# DATASET CONTENT start
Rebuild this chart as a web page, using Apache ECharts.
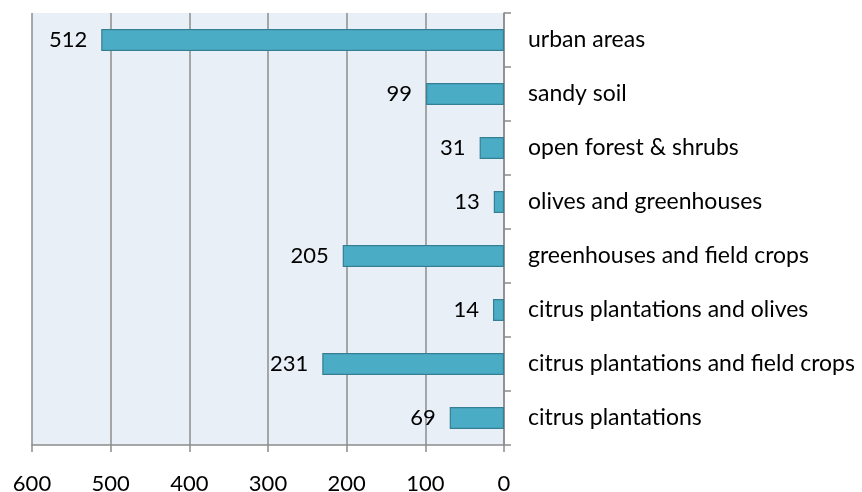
<!DOCTYPE html>
<html>
<head>
<meta charset="utf-8">
<script src="https://cdn.jsdelivr.net/npm/echarts@6/dist/echarts.min.js"></script>
<style>
  html, body { margin: 0; padding: 0; background: #ffffff; }
  #chart { width: 862px; height: 492px; }
</style>
</head>
<body>
<div id="chart"></div>
<script>
// Land-cover classes, listed top to bottom
const categories = [
  'urban areas',
  'sandy soil',
  'open forest & shrubs',
  'olives and greenhouses',
  'greenhouses and field crops',
  'citrus plantations and olives',
  'citrus plantations and field crops',
  'citrus plantations'
];
const values = [512, 99, 31, 13, 205, 14, 231, 69];
const axisMin = 0;
const axisMax = 600;
const axisStep = 100;

const FONT = 'Lato';
const GRID_GRAY = '#8c8c8c';

const chart = echarts.init(document.getElementById('chart'), null, { renderer: 'canvas' });
chart.setOption({
  animation: false,
  backgroundColor: '#ffffff',
  grid: {
    left: 32, right: 358, top: 13, bottom: 47,
    outerBoundsMode: 'none',
    containLabel: false,
    show: true, backgroundColor: '#e8eff6', borderWidth: 0
  },
  xAxis: {
    type: 'value',
    inverse: true,
    min: axisMin, max: axisMax, interval: axisStep,
    axisLine: { show: true, lineStyle: { color: GRID_GRAY, width: 1.5 } },
    axisTick: { show: true, length: 7, lineStyle: { color: GRID_GRAY, width: 1.5 } },
    splitLine: { show: true, lineStyle: { color: GRID_GRAY, width: 1.5 } },
    axisLabel: { color: '#000', fontFamily: FONT, fontSize: 22, margin: 28 }
  },
  yAxis: {
    type: 'category',
    position: 'right',
    inverse: true,
    data: categories,
    axisLine: { show: true, lineStyle: { color: GRID_GRAY, width: 1.5 } },
    axisTick: { show: true, length: 7, alignWithLabel: false, lineStyle: { color: GRID_GRAY, width: 1.5 } },
    axisLabel: { color: '#000', fontFamily: FONT, fontSize: 23, margin: 24, align: 'left' },
    splitLine: { show: false }
  },
  series: [{
    type: 'bar',
    data: values,
    barWidth: 22,
    itemStyle: { color: '#4bacc6', borderColor: '#357e93', borderWidth: 1.2 },
    label: {
      show: true,
      position: 'left',
      distance: 14,
      color: '#000',
      fontFamily: FONT,
      fontSize: 22
    }
  }]
});
</script>
</body>
</html>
# DATASET CONTENT end
▶ **INSTRUCTIONS TO FOLLOW**
Return the material word for word. Pictures are not part of the copy.

▶ **OUTPUT**
Rebuild this chart as a web page, using Apache ECharts.
<!DOCTYPE html>
<html>
<head>
<meta charset="utf-8">
<script src="https://cdn.jsdelivr.net/npm/echarts@6/dist/echarts.min.js"></script>
<style>
  html, body { margin: 0; padding: 0; background: #ffffff; }
  #chart { width: 862px; height: 492px; }
</style>
</head>
<body>
<div id="chart"></div>
<script>
// Land-cover classes, listed top to bottom
const categories = [
  'urban areas',
  'sandy soil',
  'open forest & shrubs',
  'olives and greenhouses',
  'greenhouses and field crops',
  'citrus plantations and olives',
  'citrus plantations and field crops',
  'citrus plantations'
];
const values = [512, 99, 31, 13, 205, 14, 231, 69];
const axisMin = 0;
const axisMax = 600;
const axisStep = 100;

const FONT = 'Lato';
const GRID_GRAY = '#8c8c8c';

const chart = echarts.init(document.getElementById('chart'), null, { renderer: 'canvas' });
chart.setOption({
  animation: false,
  backgroundColor: '#ffffff',
  grid: {
    left: 32, right: 358, top: 13, bottom: 47,
    outerBoundsMode: 'none',
    containLabel: false,
    show: true, backgroundColor: '#e8eff6', borderWidth: 0
  },
  xAxis: {
    type: 'value',
    inverse: true,
    min: axisMin, max: axisMax, interval: axisStep,
    axisLine: { show: true, lineStyle: { color: GRID_GRAY, width: 1.5 } },
    axisTick: { show: true, length: 7, lineStyle: { color: GRID_GRAY, width: 1.5 } },
    splitLine: { show: true, lineStyle: { color: GRID_GRAY, width: 1.5 } },
    axisLabel: { color: '#000', fontFamily: FONT, fontSize: 22, margin: 28 }
  },
  yAxis: {
    type: 'category',
    position: 'right',
    inverse: true,
    data: categories,
    axisLine: { show: true, lineStyle: { color: GRID_GRAY, width: 1.5 } },
    axisTick: { show: true, length: 7, alignWithLabel: false, lineStyle: { color: GRID_GRAY, width: 1.5 } },
    axisLabel: { color: '#000', fontFamily: FONT, fontSize: 23, margin: 24, align: 'left' },
    splitLine: { show: false }
  },
  series: [{
    type: 'bar',
    data: values,
    barWidth: 22,
    itemStyle: { color: '#4bacc6', borderColor: '#357e93', borderWidth: 1.2 },
    label: {
      show: true,
      position: 'left',
      distance: 14,
      color: '#000',
      fontFamily: FONT,
      fontSize: 22
    }
  }]
});
</script>
</body>
</html>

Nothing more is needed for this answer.